Au terme d’une évolution, la jurisprudence a précisé que le « fait d’où naît l’obligation » ne se confond pas nécessairement avec la survenance du sinistre, même s’il s’agit de la cause première de l’obligation d’indemnisation. Selon le type d’assurance envisagée, la prestation de l’assureur n’est due que si le sinistre engendre un autre fait précis. Ainsi, en matière d’assurance-accidents, le contrat peut prévoir une couverture en cas d’invalidité; ce n’est alors pas l’accident comme tel, mais la survenance de l’invalidité qui donne lieu à l’obligation de payer des prestations. La prescription commence donc à courir avec le fait qui donne naissance à l’obligation de base (grundsätzliche Leistungspflicht) de l’assureur de verser des prestations. S’agissant d’une indemnité pour invalidité, la prescription court dès le jour où il est acquis qu’il existe une invalidité, à savoir généralement lorsqu’il faut admettre que les mesures thérapeutiques destinées à conjurer le mal ou, du moins, à limiter les effets de l’atteinte dommageable ont échoué. Par contre, il n’est pas nécessaire que le taux d’invalidité soit définitivement déterminé; c’est l’invalidité dans son principe, et non dans son ampleur, qui doit être acquise, à moins que le contrat d’assurance ne prévoie par exemple qu’un taux minimal d’invalidité doit être atteint pour que le cas d’assurance soit réalisé. Peu importe, enfin, le moment où l’assuré a eu connaissance de son invalidité; contrairement aux art. 60 CO et 83 al. 1 LCR, le point de départ du délai de prescription de l’art. 46 al. 1 LCA est fixé de manière objective (ATF 139 III 263 consid. 1.2; 127 III 268 consid. 2b p. 270 et 2c p. 272; 118 II 447 consid. 3b et 4c; arrêt 5C.61/2003 précité consid. 3.3 et 3.5; Commentaire bâlois, Versicherungsvertragsgesetz, Nachführungsband, 2012, p. 163 [ CHRISTOPH K. GRABER ] et p. 259 [ ILERI/SCHMID, critiques]).

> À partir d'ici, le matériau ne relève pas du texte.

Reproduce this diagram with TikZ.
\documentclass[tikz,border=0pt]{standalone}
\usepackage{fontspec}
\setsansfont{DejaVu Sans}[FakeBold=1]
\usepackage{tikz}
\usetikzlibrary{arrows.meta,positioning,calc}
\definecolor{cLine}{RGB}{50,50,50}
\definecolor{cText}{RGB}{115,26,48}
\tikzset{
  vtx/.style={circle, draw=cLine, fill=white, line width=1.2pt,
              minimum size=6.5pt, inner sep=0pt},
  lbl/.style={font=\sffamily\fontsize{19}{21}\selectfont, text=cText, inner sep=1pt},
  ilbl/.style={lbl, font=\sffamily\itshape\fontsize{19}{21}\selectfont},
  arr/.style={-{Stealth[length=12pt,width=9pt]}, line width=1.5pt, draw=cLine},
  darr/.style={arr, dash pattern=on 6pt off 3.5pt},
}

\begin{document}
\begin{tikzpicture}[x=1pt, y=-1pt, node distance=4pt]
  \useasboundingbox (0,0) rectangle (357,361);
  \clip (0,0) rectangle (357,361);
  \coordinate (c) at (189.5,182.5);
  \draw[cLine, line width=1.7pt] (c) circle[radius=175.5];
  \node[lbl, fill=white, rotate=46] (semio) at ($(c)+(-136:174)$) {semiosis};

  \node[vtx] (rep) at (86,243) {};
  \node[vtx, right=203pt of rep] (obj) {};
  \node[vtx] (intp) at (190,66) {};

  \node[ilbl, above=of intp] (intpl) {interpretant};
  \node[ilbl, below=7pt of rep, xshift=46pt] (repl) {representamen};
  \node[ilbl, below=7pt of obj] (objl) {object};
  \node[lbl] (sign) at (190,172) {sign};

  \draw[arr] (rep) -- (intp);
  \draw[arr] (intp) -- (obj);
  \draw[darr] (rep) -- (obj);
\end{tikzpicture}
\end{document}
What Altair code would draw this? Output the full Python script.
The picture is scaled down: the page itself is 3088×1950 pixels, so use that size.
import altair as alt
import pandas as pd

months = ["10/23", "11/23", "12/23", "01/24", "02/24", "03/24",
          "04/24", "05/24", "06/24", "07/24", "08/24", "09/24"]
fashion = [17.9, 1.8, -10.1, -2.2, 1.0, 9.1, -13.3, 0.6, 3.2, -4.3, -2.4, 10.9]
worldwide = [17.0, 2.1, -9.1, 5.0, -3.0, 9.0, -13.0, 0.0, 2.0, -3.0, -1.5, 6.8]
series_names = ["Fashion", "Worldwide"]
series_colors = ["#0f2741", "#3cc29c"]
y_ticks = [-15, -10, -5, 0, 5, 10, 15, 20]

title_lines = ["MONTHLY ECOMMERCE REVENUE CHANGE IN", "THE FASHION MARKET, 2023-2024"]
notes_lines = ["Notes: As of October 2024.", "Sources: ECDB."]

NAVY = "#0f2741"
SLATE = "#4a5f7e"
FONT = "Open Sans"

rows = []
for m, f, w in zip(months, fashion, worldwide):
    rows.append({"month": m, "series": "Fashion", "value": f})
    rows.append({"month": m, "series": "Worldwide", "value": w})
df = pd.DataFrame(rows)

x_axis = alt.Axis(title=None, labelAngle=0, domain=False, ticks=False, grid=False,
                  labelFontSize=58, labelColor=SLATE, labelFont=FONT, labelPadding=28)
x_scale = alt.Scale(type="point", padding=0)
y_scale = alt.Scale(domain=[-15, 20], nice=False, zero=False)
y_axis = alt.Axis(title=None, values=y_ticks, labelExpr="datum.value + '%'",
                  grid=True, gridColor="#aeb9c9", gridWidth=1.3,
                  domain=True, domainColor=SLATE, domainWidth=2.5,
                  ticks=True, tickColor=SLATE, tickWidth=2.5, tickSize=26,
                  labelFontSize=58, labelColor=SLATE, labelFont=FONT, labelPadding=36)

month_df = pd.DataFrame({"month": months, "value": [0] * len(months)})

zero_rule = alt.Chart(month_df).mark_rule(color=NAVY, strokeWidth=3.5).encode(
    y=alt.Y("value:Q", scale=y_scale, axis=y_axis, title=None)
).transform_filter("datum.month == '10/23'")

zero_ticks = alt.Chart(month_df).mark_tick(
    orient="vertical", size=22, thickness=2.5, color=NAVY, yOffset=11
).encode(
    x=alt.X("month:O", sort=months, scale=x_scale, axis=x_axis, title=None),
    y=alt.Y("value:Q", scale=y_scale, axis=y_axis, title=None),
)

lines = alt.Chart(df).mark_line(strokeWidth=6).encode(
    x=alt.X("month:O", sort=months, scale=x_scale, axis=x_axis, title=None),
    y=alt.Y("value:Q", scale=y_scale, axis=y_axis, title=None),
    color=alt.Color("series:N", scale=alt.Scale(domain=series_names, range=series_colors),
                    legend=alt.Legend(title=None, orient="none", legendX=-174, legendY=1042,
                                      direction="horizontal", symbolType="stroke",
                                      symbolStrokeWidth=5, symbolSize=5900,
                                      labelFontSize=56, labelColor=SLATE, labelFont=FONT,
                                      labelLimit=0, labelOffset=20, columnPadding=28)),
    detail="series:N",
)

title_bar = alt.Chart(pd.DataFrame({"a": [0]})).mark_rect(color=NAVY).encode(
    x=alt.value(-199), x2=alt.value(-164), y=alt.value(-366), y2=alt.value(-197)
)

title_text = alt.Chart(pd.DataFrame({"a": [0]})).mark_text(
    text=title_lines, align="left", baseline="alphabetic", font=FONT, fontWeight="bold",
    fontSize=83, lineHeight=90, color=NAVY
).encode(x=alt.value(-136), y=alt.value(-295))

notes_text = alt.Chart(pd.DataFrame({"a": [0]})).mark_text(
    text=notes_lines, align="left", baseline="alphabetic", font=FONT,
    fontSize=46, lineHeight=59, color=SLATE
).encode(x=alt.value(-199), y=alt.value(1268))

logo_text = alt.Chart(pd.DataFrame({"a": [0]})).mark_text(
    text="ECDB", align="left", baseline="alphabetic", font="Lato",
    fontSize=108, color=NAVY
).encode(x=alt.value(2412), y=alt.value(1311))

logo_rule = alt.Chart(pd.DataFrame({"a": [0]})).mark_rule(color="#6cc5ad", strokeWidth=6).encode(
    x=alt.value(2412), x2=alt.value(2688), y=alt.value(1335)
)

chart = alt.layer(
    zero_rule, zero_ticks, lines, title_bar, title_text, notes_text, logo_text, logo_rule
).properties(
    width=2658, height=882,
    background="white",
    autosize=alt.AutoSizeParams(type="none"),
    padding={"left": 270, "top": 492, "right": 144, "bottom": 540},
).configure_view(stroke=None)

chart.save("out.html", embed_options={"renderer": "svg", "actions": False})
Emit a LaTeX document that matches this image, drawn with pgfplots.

Le point de départ de la prescription n’est pas lié à l’exigibilité de la créance. En effet, dans la LCA, l’exigibilité dépend des renseignements donnés par l’assuré (art. 41 LCA), et le législateur ne voulait pas que celui-ci puisse influer sur le départ de la prescription. La prescription peut ainsi courir avant que la prestation ne soit devenue exigible (ATF 139 III 263 consid. 1.2; arrêt 4A_122/2014 du 16 décembre 2014 consid. 3.4.2). En revanche, une fois la prestation d’assurance devenue exigible, la prescription, bien évidemment, court (art. 130 al. 1 CO).

In casu, en vertu de l’art. 28 let. b ch. 5 CGA, la somme d’invalidité est payée au plus tard cinq ans après le jour de l’accident, en l’espèce donc le 14.08.2001; en vertu de cette clause, la prestation est ainsi devenue exigible à cette date et la prescription a commencé à courir. Le délai de deux ans est dès lors venu à terme le 14.08.2003. A défaut de l’art. 28 CGA, il faudrait retenir que l’invalidité permanente était acquise au plus tard le 14.05.2003, jour où le recourant a cessé toute activité professionnelle et s’est trouvé en incapacité de travail totale, selon l’Office de l’assurance-invalidité. Le délai de prescription de deux ans serait alors venu à terme le 14.05.2005. Dans les deux cas, le délai était échu avant le premier acte interruptif de prescription, intervenu le 04.08.2005 par notification d’un commandement de payer.

Le TF a laissé la question ouverte de savoir si la clause 28 let. B ch. 5 CGA est compatible avec les règles semi-impératives (art. 98 LCA) que sont l’art. 46 LCA et l’art. 88 al. 1 LCA, en vertu duquel l’indemnité d’invalidité sous forme de capital doit être calculée et payée, d’après la somme assurée, dès que les conséquences probablement permanentes de l’accident ont été définitivement constatées (sur l’art. 88 LCA, cf. ROLAND BREHM, L’assurance privée contre les accidents, 2001, n os 436 s., 442-444 et 782 s.).

Le TF rejette le recours de l’assuré.